In Beethoven’s Piano Concerto No.2 Freddy Kempf was a dynamic, but poised, soloist; at times, indeed, the contrast (though of course it was as much a relationship of complement as of contrast) between Kempf’s ‘attack’ and the ‘smoothness’ of Bolton’s direction of the orchestra, became a central feature of the dialogue between soloist and orchestra. Climaxes were attractively and persuasively built by soloist and conductor alike in the first movement, and Kempf’s playing of the cadenza, full of unexpected accents and rhythmic patterns made one think of the impact the young Beethoven made as a pianist. In the slow movement, Kempf’s work had about it a kind of innocence, an acceptance of the main theme’s serenity at face value, in which Bolton’s direction was wholly sympathetic. In the final movement there was a new drive to the orchestral playing and a relishing of its odd rhythmic effects. Overall this was a performance which eloquently registered the work’s grounding in Haydn and Mozart, while finding hints of the new directions in which Beethoven was later to take the form.

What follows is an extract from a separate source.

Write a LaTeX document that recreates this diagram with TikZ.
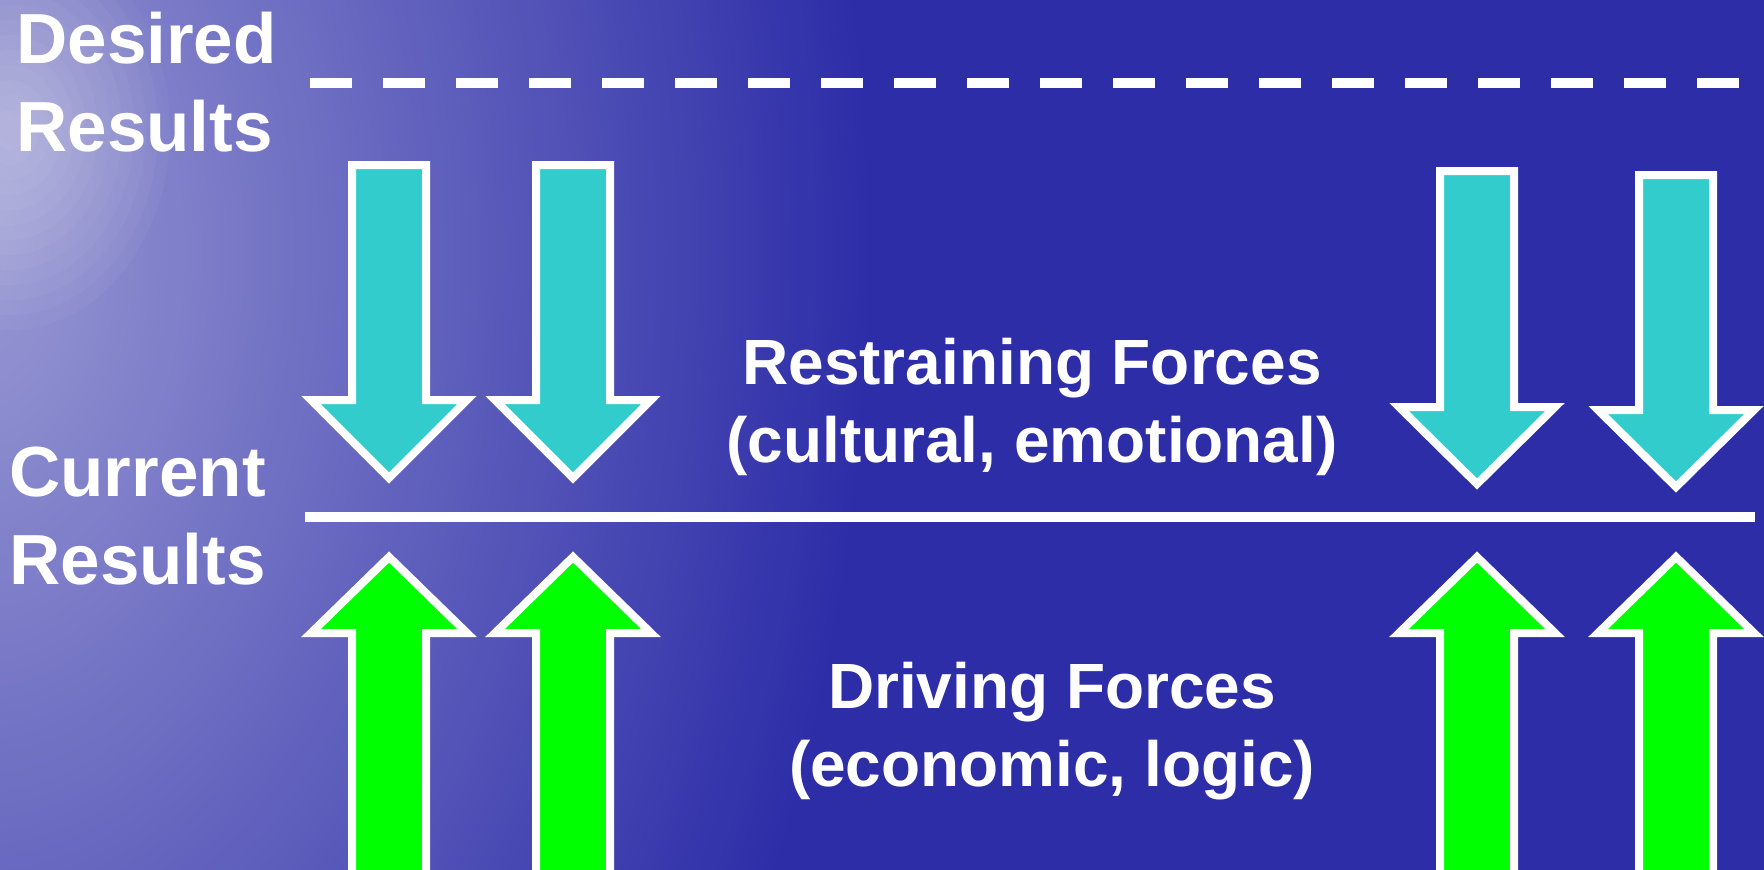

The evening closed with a splendid performance of the Jupiter. In the opening Allegro the potentially conflicting demands of energy and formality were perfectly reconciled; vigour and refinement were equally evident, and the overall sense was of music which contrived to be both thoroughly public and intensely private at one and the same time. The Jupiter’s quality of generic subversion (akin to that of the Mozart’s great operas) was well articulated, its refusal to settle for either ‘tragic’ or ‘comic’, for grandeur or intimacy, rather to seek means of integrating the easy opposites of convention in pursuit of a more complete view of human experience. The famous aphorism (variously attributed) has it that
“Life is a tragedy for those who feel, and a comedy for those who think.” The greatest of Mozart – and the Jupiter certainly falls into that category – is an eloquent demonstration of what ‘Life’ is to someone whose capacity to both think and feel is fully developed. The slow movement’s deceptively simple balance of lyricism and unease, the alternations (though the relationship is subtler than such a word can suggest) of courtly poise and a subtext of uncertainty – both were beautifully, and compellingly, realised. The Finale brought a startlingly clear account of the music’s interplay of voices, a fascinating (and thoroughly musical) demonstration of how the movement again refuses the simple categories of genre, in its remarkable combination of fugal structure with sonata form. Bolton and the Mozarteumorchester laid before the listener, in all its complexity and clarity, one of the great acts of musical and stylistic synthesis. As was the case elsewhere on this programme, this was not a performance which went in for easy emotional gestures, or for the extremes of emotional characterisation. But in terms of the pleasures and satisfactions to be had both from beauty and clarity of orchestral sound and from high musical intelligence which communicated the inner dialogue of voice and structure, this was a thoroughly rewarding evening.